I drew up little plans. A maker’s space, a classroom, a boatyard — but not really. Two shipping containers, a couple solar panels, some tools to build a roof and a cistern. How to get water and power to anywhere and create a space to fix and build little sailboats and if that’s all possible, then teach kids how to do it all too. The idea was ravenous but still unattainable. So I applied for a job in Chicago, Virginia, Mexico and then quite suddenly I was packing my bags. What I didn’t know about the school that hired me, or the little island I was moving to, was how closely it resembled all of my dreams.

This is the life we’ve all been waiting for. Heartache poet of the unknown. The boy who lives. And what I’ve learned reading book after book is all that I’ve forgotten. All it seems to take is one word at a time. So here I am. Mixing potions myself these days. Ajax bleach and barkeeper’s friend spread like cocaine across the countertop, a splash of tile de-molder and soft scrub over the top and the rag rubs the sink, the oven, the wretched surfaces beneath and nothing too magical happens except the most magical thing of all, I’m doing something. The chores stack up, the gutters leak still, the driveway blooms bamboo and their skyward dreams.

Nestled on the hillside, surrounded by immense green, the mountain shack offers solitude and ever since the internet went out, a slower life. My thoughts are coming down. Distance grows and the wild videos, reels, streams of +/− information dilute until the world I can touch, smell, and hear is twiddling, chirruping, the birds and insects and their morning song. A bamboo branch leans in gust and squeaks another trunk. A clock ticks across the room, four hours and fifteen minutes fast. And the desire, of hearing these little hunt and peck finger’s drumbeat flurry.
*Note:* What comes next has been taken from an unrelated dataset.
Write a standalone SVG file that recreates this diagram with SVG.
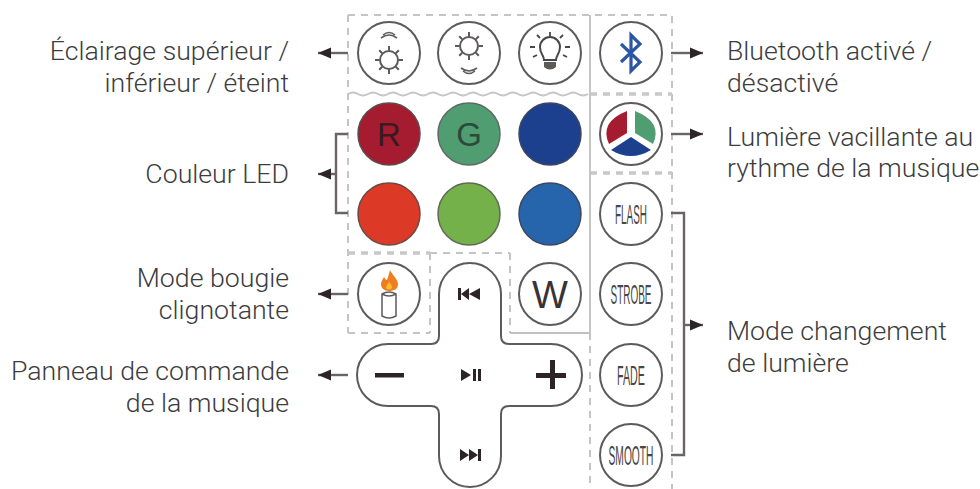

The fact that life unrolls and unfurls its raveling string in such a way that it feels like the first time, means I am, and therefore you are, equally adept at living a first draft. The environment is harsh and everything must be taken care of. There are no days off. Just the rise and fall of stars, some much brighter than others. “A piece of art is the surface expression of a life lived within productive patterns.” Such an argument will prove my art to be fragmentary, hidden and luminous, a heavenly shore break.